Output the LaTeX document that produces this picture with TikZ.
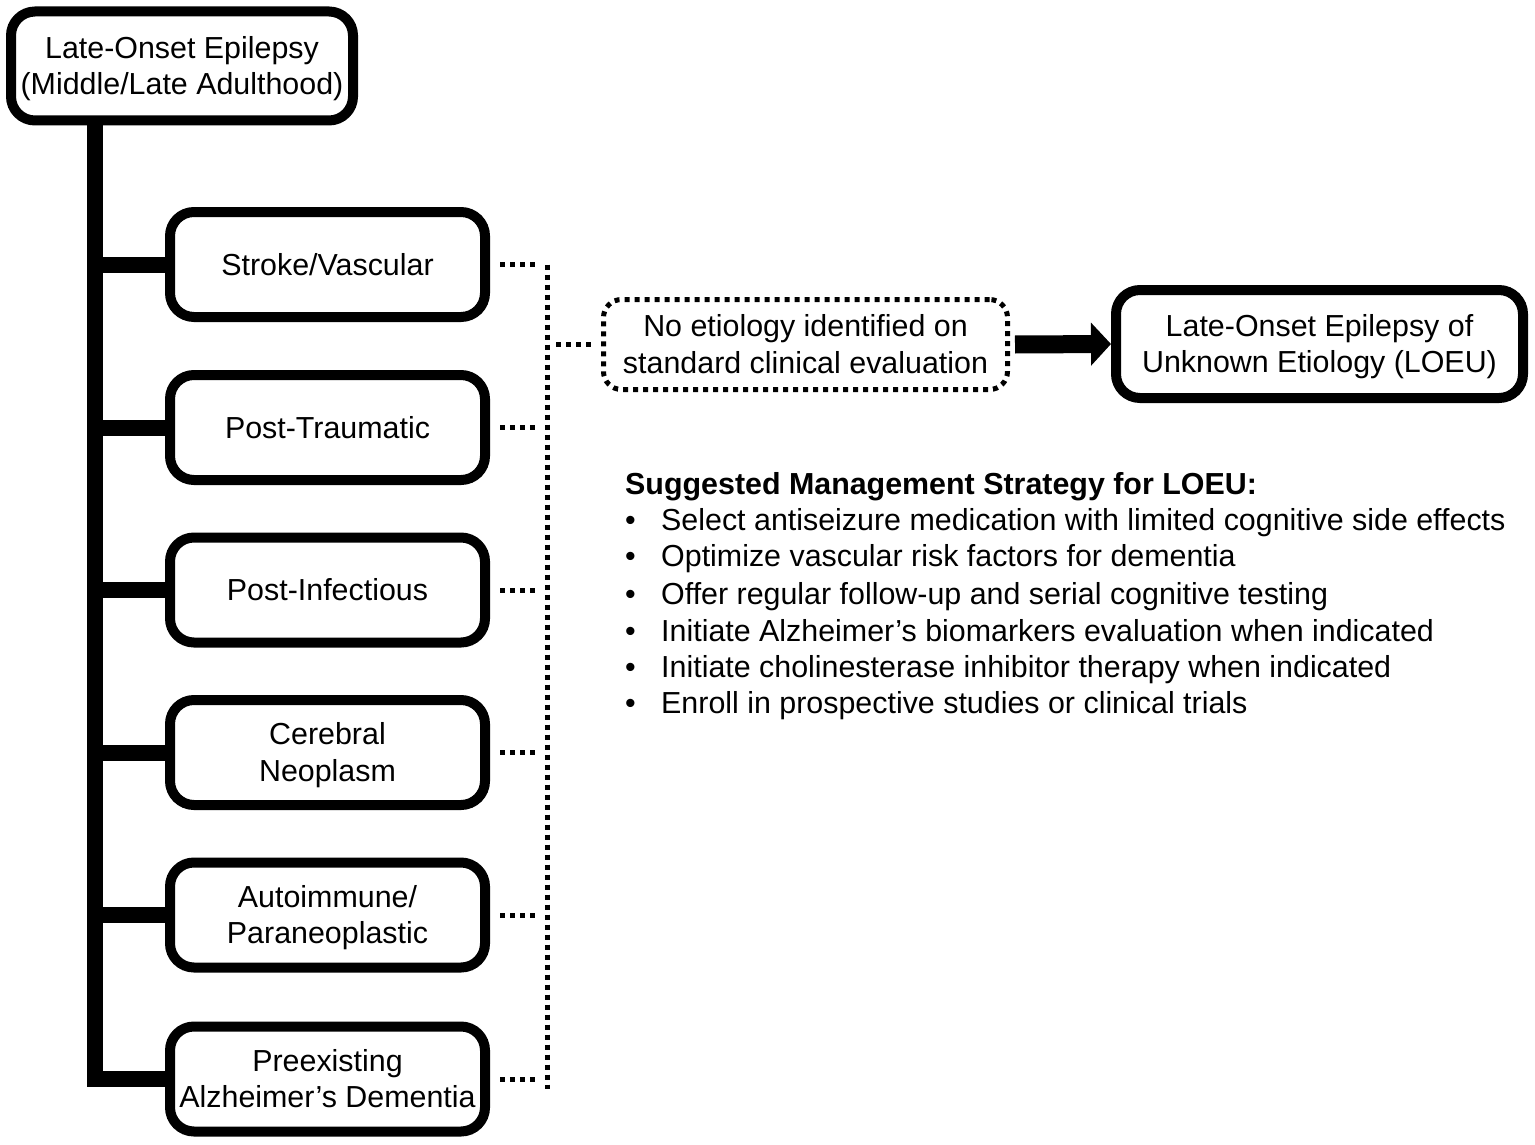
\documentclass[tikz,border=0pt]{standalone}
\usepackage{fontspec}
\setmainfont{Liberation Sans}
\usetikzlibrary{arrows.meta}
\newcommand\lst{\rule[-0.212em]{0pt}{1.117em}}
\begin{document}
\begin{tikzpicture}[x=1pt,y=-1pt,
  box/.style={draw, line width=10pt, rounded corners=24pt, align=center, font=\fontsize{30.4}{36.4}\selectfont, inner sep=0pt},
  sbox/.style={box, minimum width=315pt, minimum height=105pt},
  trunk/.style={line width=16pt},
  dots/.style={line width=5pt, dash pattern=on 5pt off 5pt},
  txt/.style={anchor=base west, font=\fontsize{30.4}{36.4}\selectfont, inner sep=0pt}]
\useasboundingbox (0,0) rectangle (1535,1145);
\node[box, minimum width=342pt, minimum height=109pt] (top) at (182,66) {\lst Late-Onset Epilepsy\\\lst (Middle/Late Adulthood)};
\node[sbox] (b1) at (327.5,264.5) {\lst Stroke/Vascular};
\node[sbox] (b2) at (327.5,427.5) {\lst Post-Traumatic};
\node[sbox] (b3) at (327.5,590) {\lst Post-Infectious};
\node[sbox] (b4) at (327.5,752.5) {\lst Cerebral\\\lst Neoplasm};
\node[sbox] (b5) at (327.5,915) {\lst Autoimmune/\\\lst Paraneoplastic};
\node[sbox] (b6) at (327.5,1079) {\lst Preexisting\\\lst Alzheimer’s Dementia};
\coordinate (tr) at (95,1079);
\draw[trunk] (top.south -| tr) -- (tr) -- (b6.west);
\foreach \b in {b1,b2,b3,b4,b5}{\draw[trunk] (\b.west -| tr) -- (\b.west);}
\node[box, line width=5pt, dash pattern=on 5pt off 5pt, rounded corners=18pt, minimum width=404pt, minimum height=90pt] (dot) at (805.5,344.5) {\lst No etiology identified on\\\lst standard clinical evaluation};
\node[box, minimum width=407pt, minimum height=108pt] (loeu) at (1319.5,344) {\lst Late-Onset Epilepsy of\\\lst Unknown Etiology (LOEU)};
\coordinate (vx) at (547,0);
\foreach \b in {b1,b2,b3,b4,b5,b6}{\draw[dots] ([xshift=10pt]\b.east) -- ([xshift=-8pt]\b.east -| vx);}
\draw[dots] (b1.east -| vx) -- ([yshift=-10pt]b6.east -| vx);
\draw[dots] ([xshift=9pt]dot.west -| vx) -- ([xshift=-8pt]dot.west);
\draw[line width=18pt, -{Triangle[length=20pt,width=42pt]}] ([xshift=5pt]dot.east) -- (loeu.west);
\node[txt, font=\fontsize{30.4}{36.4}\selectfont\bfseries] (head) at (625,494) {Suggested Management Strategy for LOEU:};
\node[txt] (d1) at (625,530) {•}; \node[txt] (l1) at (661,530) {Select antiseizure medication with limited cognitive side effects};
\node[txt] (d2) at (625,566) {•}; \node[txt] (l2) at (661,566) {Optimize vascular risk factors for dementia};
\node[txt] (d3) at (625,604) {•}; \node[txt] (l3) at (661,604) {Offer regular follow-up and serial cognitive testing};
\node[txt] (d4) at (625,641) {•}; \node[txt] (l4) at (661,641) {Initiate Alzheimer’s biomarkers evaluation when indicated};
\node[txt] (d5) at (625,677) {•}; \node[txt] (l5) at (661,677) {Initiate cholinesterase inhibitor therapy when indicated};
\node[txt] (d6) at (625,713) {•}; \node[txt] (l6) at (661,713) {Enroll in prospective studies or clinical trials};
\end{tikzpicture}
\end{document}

********

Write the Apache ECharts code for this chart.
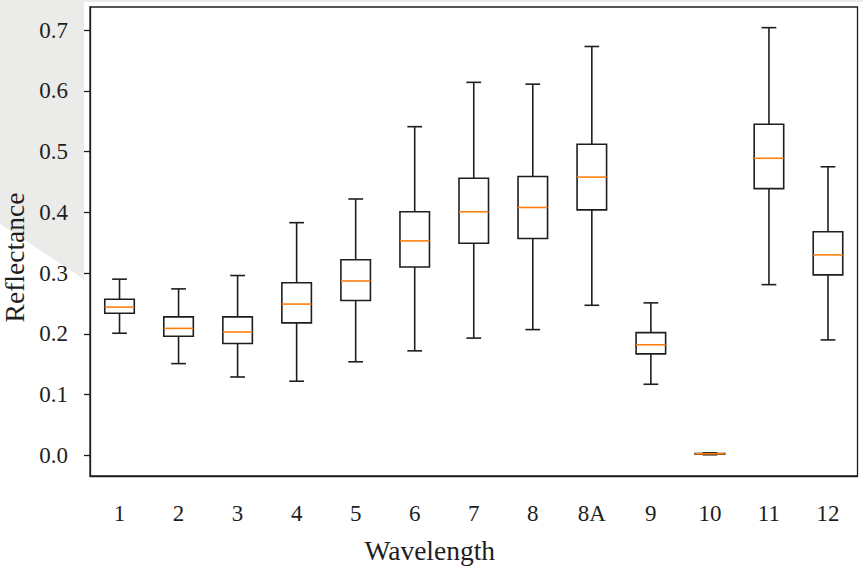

********

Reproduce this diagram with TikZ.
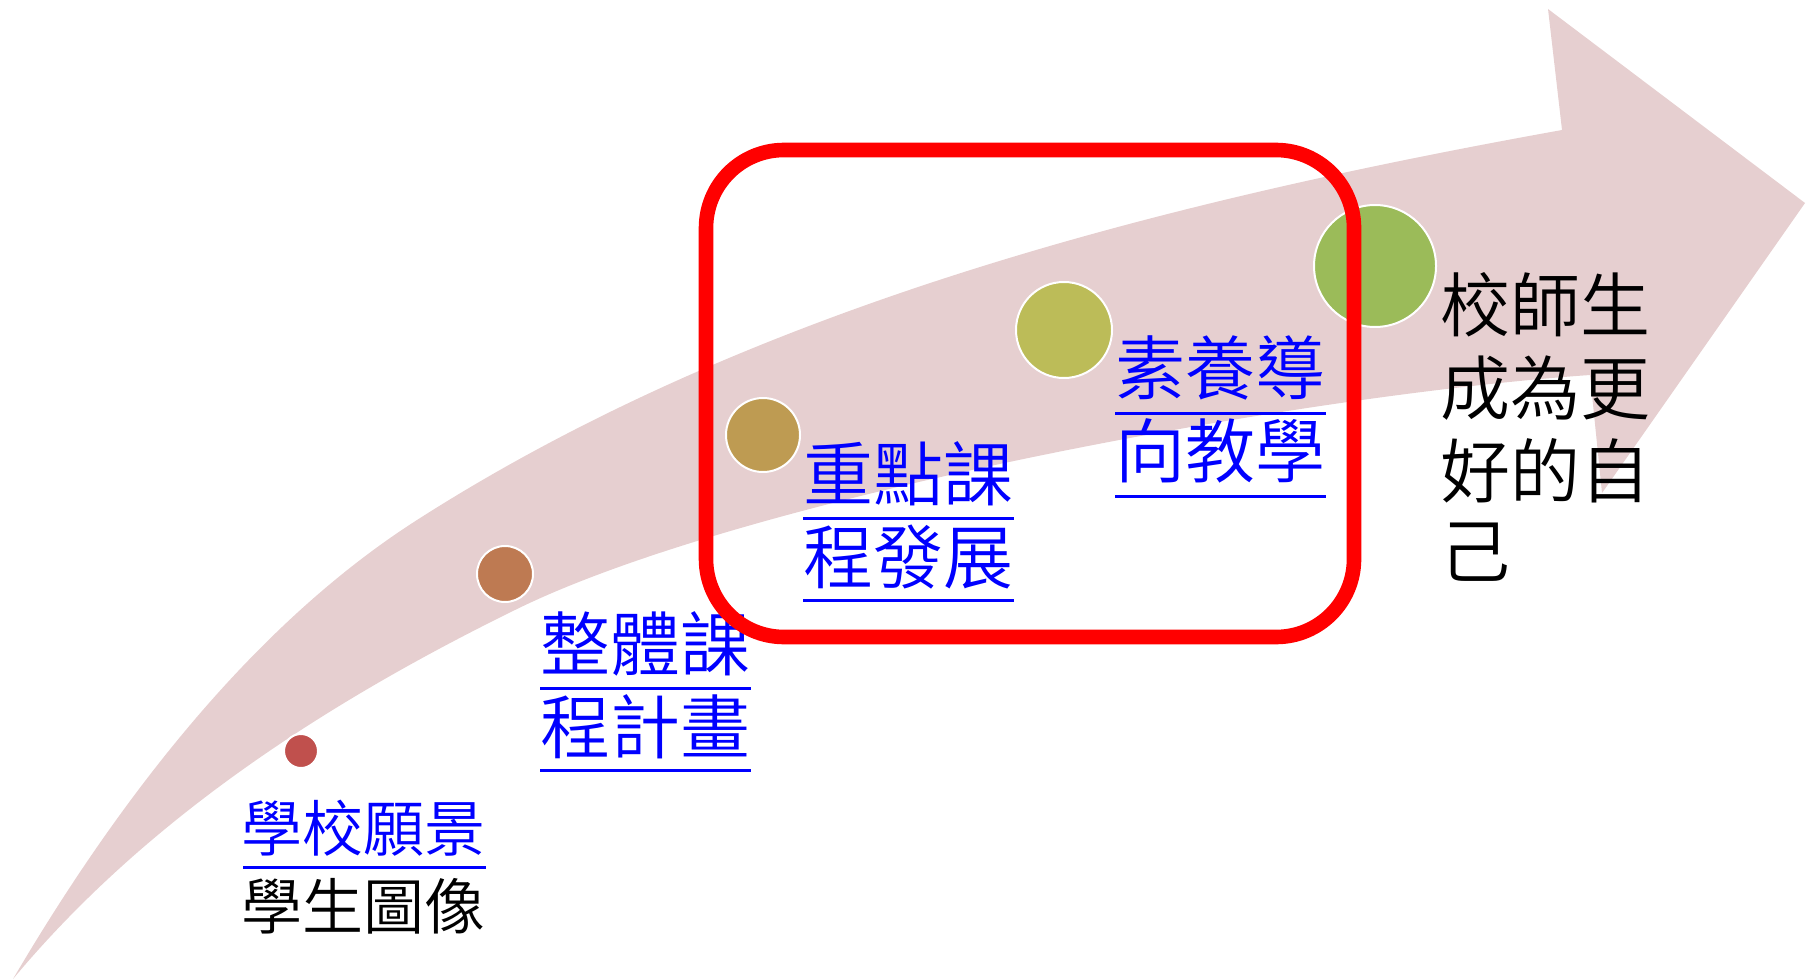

********

- [Requirement]: Gather all the lines that include the word "with" and copy them out.

- [Output]:
Output the LaTeX document that produces this picture with TikZ.
\node[txt] (d1) at (625,530) {•}; \node[txt] (l1) at (661,530) {Select antiseizure medication with limited cognitive side effects};
Reproduce this diagram with TikZ.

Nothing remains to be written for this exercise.